--- start of PROVIDED DATA ---

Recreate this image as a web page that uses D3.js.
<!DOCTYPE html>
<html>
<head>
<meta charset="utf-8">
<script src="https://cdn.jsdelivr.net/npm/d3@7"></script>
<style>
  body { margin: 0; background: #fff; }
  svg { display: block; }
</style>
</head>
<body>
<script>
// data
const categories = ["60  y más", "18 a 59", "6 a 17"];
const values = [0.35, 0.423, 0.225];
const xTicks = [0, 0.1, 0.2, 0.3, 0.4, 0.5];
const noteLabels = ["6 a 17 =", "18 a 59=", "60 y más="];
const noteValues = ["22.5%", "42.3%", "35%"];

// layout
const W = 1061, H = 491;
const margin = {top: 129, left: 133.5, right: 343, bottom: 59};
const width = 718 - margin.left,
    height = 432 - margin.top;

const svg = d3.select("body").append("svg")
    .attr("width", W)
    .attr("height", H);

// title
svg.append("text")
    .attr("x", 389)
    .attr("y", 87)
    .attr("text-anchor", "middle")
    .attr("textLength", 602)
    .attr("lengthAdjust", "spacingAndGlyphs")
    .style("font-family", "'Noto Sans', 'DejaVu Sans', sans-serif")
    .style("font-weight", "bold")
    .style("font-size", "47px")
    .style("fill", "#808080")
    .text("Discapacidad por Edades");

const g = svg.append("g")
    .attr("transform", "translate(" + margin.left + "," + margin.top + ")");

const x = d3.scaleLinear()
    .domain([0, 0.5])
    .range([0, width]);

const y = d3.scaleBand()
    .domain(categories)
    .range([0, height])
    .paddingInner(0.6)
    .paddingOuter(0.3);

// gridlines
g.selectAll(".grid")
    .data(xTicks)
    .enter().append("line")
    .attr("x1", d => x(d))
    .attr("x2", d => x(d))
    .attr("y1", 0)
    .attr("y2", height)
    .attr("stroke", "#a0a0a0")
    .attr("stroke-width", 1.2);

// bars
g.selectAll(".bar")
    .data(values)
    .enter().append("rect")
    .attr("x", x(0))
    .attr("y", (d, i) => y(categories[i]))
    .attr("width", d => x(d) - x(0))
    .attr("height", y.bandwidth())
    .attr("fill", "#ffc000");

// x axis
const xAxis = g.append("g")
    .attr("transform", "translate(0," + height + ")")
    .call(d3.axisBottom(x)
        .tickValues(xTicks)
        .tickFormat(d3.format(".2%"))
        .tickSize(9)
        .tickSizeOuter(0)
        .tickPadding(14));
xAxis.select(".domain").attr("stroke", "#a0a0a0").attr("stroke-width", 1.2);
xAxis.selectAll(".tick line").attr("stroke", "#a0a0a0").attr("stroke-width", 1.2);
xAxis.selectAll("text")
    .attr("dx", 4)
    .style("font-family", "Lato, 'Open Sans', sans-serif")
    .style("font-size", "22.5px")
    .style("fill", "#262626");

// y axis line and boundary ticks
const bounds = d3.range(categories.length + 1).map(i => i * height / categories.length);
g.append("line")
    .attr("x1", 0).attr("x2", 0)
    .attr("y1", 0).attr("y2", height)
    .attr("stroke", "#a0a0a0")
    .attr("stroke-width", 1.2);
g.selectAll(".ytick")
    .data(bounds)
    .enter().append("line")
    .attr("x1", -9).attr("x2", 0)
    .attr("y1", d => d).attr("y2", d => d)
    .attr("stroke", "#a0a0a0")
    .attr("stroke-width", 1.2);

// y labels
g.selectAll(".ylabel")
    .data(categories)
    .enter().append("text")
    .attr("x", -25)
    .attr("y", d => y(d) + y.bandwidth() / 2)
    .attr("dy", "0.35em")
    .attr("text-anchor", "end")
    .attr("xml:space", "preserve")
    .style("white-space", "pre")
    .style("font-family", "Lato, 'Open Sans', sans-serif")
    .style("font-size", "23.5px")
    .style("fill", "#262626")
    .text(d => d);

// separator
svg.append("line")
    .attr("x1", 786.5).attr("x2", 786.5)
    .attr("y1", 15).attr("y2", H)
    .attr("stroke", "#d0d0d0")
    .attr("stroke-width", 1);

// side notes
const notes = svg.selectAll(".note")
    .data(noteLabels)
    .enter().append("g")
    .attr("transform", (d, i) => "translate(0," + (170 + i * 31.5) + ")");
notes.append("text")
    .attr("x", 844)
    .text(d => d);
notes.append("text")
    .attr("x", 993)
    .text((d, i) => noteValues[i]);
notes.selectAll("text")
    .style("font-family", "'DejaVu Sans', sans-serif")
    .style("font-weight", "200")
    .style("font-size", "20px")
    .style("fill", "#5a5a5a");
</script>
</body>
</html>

--- end of PROVIDED DATA ---

## DIRECTIONS
Reproduce the material in full, with no word added or dropped.

## SOLUTION TO THE PROBLEM
Recreate this image as a web page that uses D3.js.
<!DOCTYPE html>
<html>
<head>
<meta charset="utf-8">
<script src="https://cdn.jsdelivr.net/npm/d3@7"></script>
<style>
  body { margin: 0; background: #fff; }
  svg { display: block; }
</style>
</head>
<body>
<script>
// data
const categories = ["60  y más", "18 a 59", "6 a 17"];
const values = [0.35, 0.423, 0.225];
const xTicks = [0, 0.1, 0.2, 0.3, 0.4, 0.5];
const noteLabels = ["6 a 17 =", "18 a 59=", "60 y más="];
const noteValues = ["22.5%", "42.3%", "35%"];

// layout
const W = 1061, H = 491;
const margin = {top: 129, left: 133.5, right: 343, bottom: 59};
const width = 718 - margin.left,
    height = 432 - margin.top;

const svg = d3.select("body").append("svg")
    .attr("width", W)
    .attr("height", H);

// title
svg.append("text")
    .attr("x", 389)
    .attr("y", 87)
    .attr("text-anchor", "middle")
    .attr("textLength", 602)
    .attr("lengthAdjust", "spacingAndGlyphs")
    .style("font-family", "'Noto Sans', 'DejaVu Sans', sans-serif")
    .style("font-weight", "bold")
    .style("font-size", "47px")
    .style("fill", "#808080")
    .text("Discapacidad por Edades");

const g = svg.append("g")
    .attr("transform", "translate(" + margin.left + "," + margin.top + ")");

const x = d3.scaleLinear()
    .domain([0, 0.5])
    .range([0, width]);

const y = d3.scaleBand()
    .domain(categories)
    .range([0, height])
    .paddingInner(0.6)
    .paddingOuter(0.3);

// gridlines
g.selectAll(".grid")
    .data(xTicks)
    .enter().append("line")
    .attr("x1", d => x(d))
    .attr("x2", d => x(d))
    .attr("y1", 0)
    .attr("y2", height)
    .attr("stroke", "#a0a0a0")
    .attr("stroke-width", 1.2);

// bars
g.selectAll(".bar")
    .data(values)
    .enter().append("rect")
    .attr("x", x(0))
    .attr("y", (d, i) => y(categories[i]))
    .attr("width", d => x(d) - x(0))
    .attr("height", y.bandwidth())
    .attr("fill", "#ffc000");

// x axis
const xAxis = g.append("g")
    .attr("transform", "translate(0," + height + ")")
    .call(d3.axisBottom(x)
        .tickValues(xTicks)
        .tickFormat(d3.format(".2%"))
        .tickSize(9)
        .tickSizeOuter(0)
        .tickPadding(14));
xAxis.select(".domain").attr("stroke", "#a0a0a0").attr("stroke-width", 1.2);
xAxis.selectAll(".tick line").attr("stroke", "#a0a0a0").attr("stroke-width", 1.2);
xAxis.selectAll("text")
    .attr("dx", 4)
    .style("font-family", "Lato, 'Open Sans', sans-serif")
    .style("font-size", "22.5px")
    .style("fill", "#262626");

// y axis line and boundary ticks
const bounds = d3.range(categories.length + 1).map(i => i * height / categories.length);
g.append("line")
    .attr("x1", 0).attr("x2", 0)
    .attr("y1", 0).attr("y2", height)
    .attr("stroke", "#a0a0a0")
    .attr("stroke-width", 1.2);
g.selectAll(".ytick")
    .data(bounds)
    .enter().append("line")
    .attr("x1", -9).attr("x2", 0)
    .attr("y1", d => d).attr("y2", d => d)
    .attr("stroke", "#a0a0a0")
    .attr("stroke-width", 1.2);

// y labels
g.selectAll(".ylabel")
    .data(categories)
    .enter().append("text")
    .attr("x", -25)
    .attr("y", d => y(d) + y.bandwidth() / 2)
    .attr("dy", "0.35em")
    .attr("text-anchor", "end")
    .attr("xml:space", "preserve")
    .style("white-space", "pre")
    .style("font-family", "Lato, 'Open Sans', sans-serif")
    .style("font-size", "23.5px")
    .style("fill", "#262626")
    .text(d => d);

// separator
svg.append("line")
    .attr("x1", 786.5).attr("x2", 786.5)
    .attr("y1", 15).attr("y2", H)
    .attr("stroke", "#d0d0d0")
    .attr("stroke-width", 1);

// side notes
const notes = svg.selectAll(".note")
    .data(noteLabels)
    .enter().append("g")
    .attr("transform", (d, i) => "translate(0," + (170 + i * 31.5) + ")");
notes.append("text")
    .attr("x", 844)
    .text(d => d);
notes.append("text")
    .attr("x", 993)
    .text((d, i) => noteValues[i]);
notes.selectAll("text")
    .style("font-family", "'DejaVu Sans', sans-serif")
    .style("font-weight", "200")
    .style("font-size", "20px")
    .style("fill", "#5a5a5a");
</script>
</body>
</html>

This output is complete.